Il doit faire face à deux fronts distincts :

À sa gauche, les féministes lui réclament des garanties qu’il n’a toujours pas données. Ici, je me dois de clarifier un point de détail à rebrousse-poil de certain(e)s de mes camarades : espérer une attitude mesurée et compréhensive des féministes, prôner un féminisme moins remuant et tolérant les faux-pas brutaux des hommes, ce n’est pas du féminisme, c’est dans le meilleur des cas du conservatisme light. Rien d’autre.

À sa droite, ses adversaires politiques, et au premier chef la courtisanerie médiatique, trop heureuse de s’introduire dans la faille large et profonde comme la fosse des Mariannes qu’il lui a ouverte : on sait tous et toutes très bien que les pitbulls médiatiques ne lâcheront jamais l’os Quatennens. Que le temps de les abattre est loin devant nous et que cette affaire est un obstacle supplémentaire que nous avons nous-mêmes placé sur la voie qui nous émancipera de cette domination.

Dont acte.

Cher Adrien,

Démissionne de ton poste. Mets-toi un temps entre parenthèses de la mêlée politico-médiatique, abandonne tes émoluments de député et fais amende honorable. Confronte-toi à tes accusatrices et investis-toi auprès d’elles jusqu’à ce qu’elles voient en toi ce que tu es vraiment. Ce que j’ai la conviction que tu es. Puis, le temps venu, car tu es jeune, remets en jeu ce titre durement obtenu et si bêtement compromis. Tant que tu ne n’affronteras pas cette réalité en face, aussi injuste soit-elle, les quolibets voleront, les calomnies fuseront et tu porteras une étiquette infamante qui t’épuisera et te fera un jour abandonner le combat pour retourner à la tranquillité de l’anonymat. Toute autre stratégie n’éteindra pas le rire des hyènes.
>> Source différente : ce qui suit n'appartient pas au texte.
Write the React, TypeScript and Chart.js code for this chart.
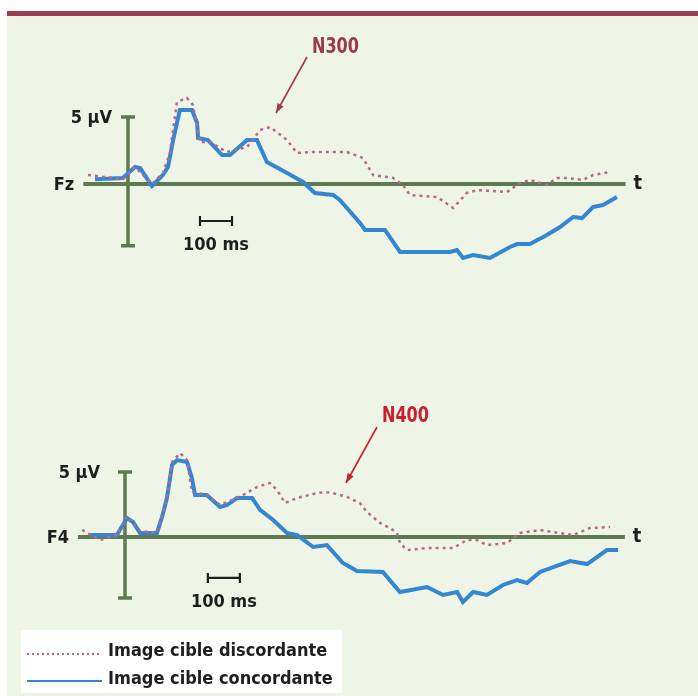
import React, { useEffect, useRef } from "react";
import { Chart, registerables } from "chart.js";
Chart.register(...registerables);

// ---- data (time in ms, amplitude in µV) ----
const topBlueTimes = [-103, -16, 22, 38, 75, 109, 125, 141, 162, 200, 216, 219, 250, 294, 319, 372, 403, 434, 497, 547, 584, 641, 662, 725, 741, 803, 850, 1006, 1028, 1047, 1078, 1131, 1194, 1216, 1256, 1309, 1350, 1391, 1419, 1453, 1484, 1528];
const topBlueValues = [0.35, 0.45, 1.27, 1.19, -0.15, 0.67, 1.27, 3.28, 5.52, 5.52, 4.55, 3.43, 3.28, 2.16, 2.16, 3.28, 3.28, 1.64, 0.82, 0.15, -0.67, -0.82, -1.19, -2.91, -3.43, -3.43, -5.07, -5.07, -4.93, -5.52, -5.3, -5.52, -4.7, -4.48, -4.48, -3.81, -3.21, -2.46, -2.54, -1.72, -1.57, -0.97];

const topPinkTimes = [-125, -16, 22, 75, 109, 131, 153, 184, 203, 225, 256, 309, 372, 413, 444, 497, 528, 578, 641, 684, 734, 766, 828, 859, 881, 966, 1016, 1059, 1091, 1184, 1225, 1256, 1309, 1341, 1372, 1422, 1453, 1506];
const topPinkValues = [0.67, 0.37, 1.27, 0, 0.82, 2.31, 6.12, 6.42, 5.9, 3.13, 3.13, 2.39, 2.76, 4.03, 4.25, 3.28, 2.31, 2.39, 2.39, 2.39, 1.94, 0.67, 0.45, -0.07, -0.82, -0.97, -1.79, -0.67, -0.45, -0.6, 0.07, 0.3, -0.07, 0.45, 0.45, 0.3, 0.67, 0.9];

const botBlueTimes = [-109, -25, 6, 25, 47, 100, 116, 131, 147, 163, 194, 209, 219, 256, 297, 319, 350, 397, 422, 463, 506, 538, 588, 631, 681, 725, 806, 859, 944, 994, 1038, 1056, 1088, 1131, 1181, 1225, 1256, 1297, 1391, 1444, 1506, 1541];
const botBlueValues = [0.15, 0.15, 1.46, 1.15, 0.31, 0.31, 1.54, 3.0, 5.54, 5.92, 5.77, 4.54, 3.23, 3.23, 2.31, 2.46, 3.0, 3.0, 2.08, 1.31, 0.31, 0.15, -0.77, -0.62, -2.0, -2.62, -2.69, -4.23, -3.85, -4.46, -4.23, -5.0, -4.23, -4.46, -3.69, -3.31, -3.54, -2.69, -1.85, -2.08, -1.0, -1.0];

const botPinkTimes = [-134, -78, -25, 6, 47, 100, 131, 147, 172, 194, 209, 256, 297, 369, 413, 453, 475, 500, 538, 600, 625, 650, 694, 734, 756, 797, 828, 850, 859, 881, 944, 1025, 1069, 1100, 1131, 1194, 1234, 1297, 1338, 1400, 1453, 1516];
const botPinkValues = [0.54, -0.23, 0.15, 1.6, 0.46, 0.31, 3.0, 5.77, 6.46, 5.92, 3.46, 3.23, 2.46, 3.23, 3.85, 4.15, 3.62, 2.62, 3.0, 3.38, 3.46, 3.38, 3.08, 2.62, 1.92, 1.08, 0.69, 0.31, -0.46, -1.0, -0.85, -0.85, -0.23, -0.23, -0.62, -0.46, 0.31, 0.54, 0.38, 0.15, 0.69, 0.77];

// axis extents and labels
const topBaseline = [-140, 1555];
const botBaseline = [-147, 1562];
const topVAxis = [5, -4.6];
const botVAxis = [5, -4.7];
const topScaleBar = [225, 325];
const botScaleBar = [259, 359];
const topScaleBarLevel = -2.76;
const botScaleBarLevel = -3.15;
const channelLabels = ["Fz", "F4"];
const peakLabels = ["N300", "N400"];
const legendLabels = ["Image cible discordante", "Image cible concordante"];
const ampLabel = "5 µV";
const timeLabel = "100 ms";

// ---- layout (page pixels) ----
const W = 698;
const H = 696;
const MS_PX = 0.32;
const TOP = { zeroX: 128, zeroY: 184, uvPx: 13.4 };
const BOT = { zeroX: 125, zeroY: 537, uvPx: 13.0 };

const BLUE = "#3386cf";
const PINK = "#b8688e";
const GREEN = "#5d7b50";
const INK = "#1e1e1e";
const FONT = '"DejaVu Sans Condensed", "DejaVu Sans", sans-serif';

const pts = (t: number[], v: number[]) => t.map((x, i) => ({ x, y: v[i] }));

const overlay = {
  id: "overlay",
  beforeDraw(chart: any) {
    const ctx = chart.ctx;
    ctx.save();
    ctx.fillStyle = "#ffffff";
    ctx.fillRect(0, 0, W, H);
    ctx.fillStyle = "#973f4d";
    ctx.fillRect(7, 11, W - 7, 5);
    ctx.fillStyle = "#eef5e6";
    ctx.fillRect(7, 16, W - 7, H - 16);
    ctx.restore();
  },
  beforeDatasetsDraw(chart: any) {
    const ctx = chart.ctx;
    const s = chart.scales;
    const panels = [
      { xs: s.xTop, ys: s.yTop, base: topBaseline, v: topVAxis },
      { xs: s.xBot, ys: s.yBot, base: botBaseline, v: botVAxis },
    ];
    ctx.save();
    ctx.strokeStyle = GREEN;
    ctx.lineCap = "butt";
    for (const p of panels) {
      const y0 = p.ys.getPixelForValue(0);
      const x0 = p.xs.getPixelForValue(0);
      ctx.lineWidth = 4;
      ctx.beginPath();
      ctx.moveTo(p.xs.getPixelForValue(p.base[0]), y0);
      ctx.lineTo(p.xs.getPixelForValue(p.base[1]), y0);
      ctx.stroke();
      const yt = p.ys.getPixelForValue(p.v[0]);
      const yb = p.ys.getPixelForValue(p.v[1]);
      ctx.lineWidth = 3.5;
      ctx.beginPath();
      ctx.moveTo(x0, yt);
      ctx.lineTo(x0, yb);
      ctx.moveTo(x0 - 7, yt);
      ctx.lineTo(x0 + 7, yt);
      ctx.moveTo(x0 - 7, yb);
      ctx.lineTo(x0 + 7, yb);
      ctx.stroke();
    }
    ctx.restore();
  },
  afterDatasetsDraw(chart: any) {
    const ctx = chart.ctx;
    const s = chart.scales;
    const panels = [
      { xs: s.xTop, ys: s.yTop, base: topBaseline, v: topVAxis, bar: topScaleBar, barV: topScaleBarLevel, ch: channelLabels[0], ampDx: 16 },
      { xs: s.xBot, ys: s.yBot, base: botBaseline, v: botVAxis, bar: botScaleBar, barV: botScaleBarLevel, ch: channelLabels[1], ampDx: 25 },
    ];
    ctx.save();
    ctx.fillStyle = INK;
    ctx.strokeStyle = INK;
    ctx.textBaseline = "middle";
    for (const p of panels) {
      const y0 = p.ys.getPixelForValue(0);
      const x0 = p.xs.getPixelForValue(0);
      const xl = p.xs.getPixelForValue(p.base[0]);
      const xr = p.xs.getPixelForValue(p.base[1]);
      ctx.font = `bold 18px ${FONT}`;
      ctx.textAlign = "right";
      ctx.fillText(p.ch, xl - 9, y0 + 1);
      ctx.fillText(ampLabel, x0 - p.ampDx, p.ys.getPixelForValue(p.v[0]) + 1);
      ctx.textAlign = "left";
      ctx.font = `bold 20px ${FONT}`;
      ctx.fillText("t", xr + 8, y0);
      // scale bar
      const bx1 = p.xs.getPixelForValue(p.bar[0]);
      const bx2 = p.xs.getPixelForValue(p.bar[1]);
      const by = p.ys.getPixelForValue(p.barV);
      ctx.lineWidth = 2.2;
      ctx.beginPath();
      ctx.moveTo(bx1, by);
      ctx.lineTo(bx2, by);
      ctx.moveTo(bx1, by - 5);
      ctx.lineTo(bx1, by + 5);
      ctx.moveTo(bx2, by - 5);
      ctx.lineTo(bx2, by + 5);
      ctx.stroke();
      ctx.font = `bold 18px ${FONT}`;
      ctx.textAlign = "center";
      ctx.fillText(timeLabel, (bx1 + bx2) / 2, by + 24);
    }
    // peak annotations
    const arrows = [
      { text: peakLabels[0], color: "#9a3b4b", tx: 312, ty: 48, x1: 307, y1: 57, x2: 276, y2: 113 },
      { text: peakLabels[1], color: "#c8202c", tx: 382, ty: 417, x1: 377, y1: 427, x2: 346, y2: 483 },
    ];
    for (const a of arrows) {
      ctx.fillStyle = a.color;
      ctx.strokeStyle = a.color;
      ctx.font = `bold 21px ${FONT}`;
      ctx.textAlign = "left";
      ctx.save();
      ctx.translate(a.tx, a.ty);
      ctx.scale(0.85, 1);
      ctx.fillText(a.text, 0, 0);
      ctx.restore();
      ctx.lineWidth = 1.6;
      ctx.beginPath();
      ctx.moveTo(a.x1, a.y1);
      ctx.lineTo(a.x2, a.y2);
      ctx.stroke();
      const ang = Math.atan2(a.y2 - a.y1, a.x2 - a.x1);
      const L = 10;
      ctx.beginPath();
      ctx.moveTo(a.x2, a.y2);
      ctx.lineTo(a.x2 - L * Math.cos(ang - 0.35), a.y2 - L * Math.sin(ang - 0.35));
      ctx.lineTo(a.x2 - L * Math.cos(ang + 0.35), a.y2 - L * Math.sin(ang + 0.35));
      ctx.closePath();
      ctx.fill();
    }
    // legend
    ctx.fillStyle = "#ffffff";
    ctx.fillRect(21, 630, 321, 63);
    ctx.lineWidth = 2;
    ctx.strokeStyle = PINK;
    ctx.setLineDash([2, 3]);
    ctx.beginPath();
    ctx.moveTo(27, 654);
    ctx.lineTo(101, 654);
    ctx.stroke();
    ctx.setLineDash([]);
    ctx.strokeStyle = BLUE;
    ctx.beginPath();
    ctx.moveTo(27, 681);
    ctx.lineTo(102, 681);
    ctx.stroke();
    ctx.fillStyle = INK;
    ctx.font = `bold 18px ${FONT}`;
    ctx.textAlign = "left";
    ctx.fillText(legendLabels[0], 108, 651);
    ctx.fillText(legendLabels[1], 108, 679);
    ctx.restore();
  },
};

export default function App() {
  const ref = useRef<HTMLCanvasElement>(null);
  useEffect(() => {
    document.body.style.margin = "0";
    document.body.style.overflow = "hidden";
    if (!ref.current) return;
    const lin = (zero: number, pxPer: number, size: number) => ({ min: -zero / pxPer, max: (size - zero) / pxPer });
    const xTop = lin(TOP.zeroX, MS_PX, W);
    const xBot = lin(BOT.zeroX, MS_PX, W);
    const yTop = { min: -(H - TOP.zeroY) / TOP.uvPx, max: TOP.zeroY / TOP.uvPx };
    const yBot = { min: -(H - BOT.zeroY) / BOT.uvPx, max: BOT.zeroY / BOT.uvPx };
    const hidden = { display: false, grid: { display: false } };
    const chart = new Chart(ref.current, {
      type: "line",
      data: {
        datasets: [
          { label: legendLabels[0], data: pts(topPinkTimes, topPinkValues), xAxisID: "xTop", yAxisID: "yTop", borderColor: PINK, borderWidth: 2.5, borderDash: [3, 4], pointRadius: 0, fill: false, tension: 0 },
          { label: legendLabels[1], data: pts(topBlueTimes, topBlueValues), xAxisID: "xTop", yAxisID: "yTop", borderColor: BLUE, borderWidth: 4, pointRadius: 0, fill: false, tension: 0 },
          { label: legendLabels[0], data: pts(botPinkTimes, botPinkValues), xAxisID: "xBot", yAxisID: "yBot", borderColor: PINK, borderWidth: 2.5, borderDash: [3, 4], pointRadius: 0, fill: false, tension: 0 },
          { label: legendLabels[1], data: pts(botBlueTimes, botBlueValues), xAxisID: "xBot", yAxisID: "yBot", borderColor: BLUE, borderWidth: 4, pointRadius: 0, fill: false, tension: 0 },
        ],
      },
      options: {
        responsive: false,
        animation: false,
        devicePixelRatio: 1,
        layout: { padding: 0 },
        plugins: { legend: { display: false }, tooltip: { enabled: false }, title: { display: false } },
        scales: {
          xTop: { type: "linear", ...xTop, ...hidden },
          xBot: { type: "linear", ...xBot, ...hidden },
          yTop: { type: "linear", ...yTop, ...hidden },
          yBot: { type: "linear", ...yBot, ...hidden },
        },
      },
      plugins: [overlay],
    } as any);
    return () => chart.destroy();
  }, []);
  return <canvas ref={ref} width={W} height={H} style={{ display: "block", width: W, height: H }} />;
}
Et certainement pas celle qui consiste, pour minimiser ta faute, à te juger au regard des fautes sensément plus graves commises par d’autres, accusés ceux-là de viols ou autres abus sexuels. On ne compare pas un assassin à un violeur, un violeur à un voleur. Encore moins cette autre qui se résume à l’idée aussi fixe que fausse selon laquelle le mouvement féministe concentrerait toute son artillerie à condamner un seul homme. Par l’abandon de tes principes, tu t’es condamné tout seul.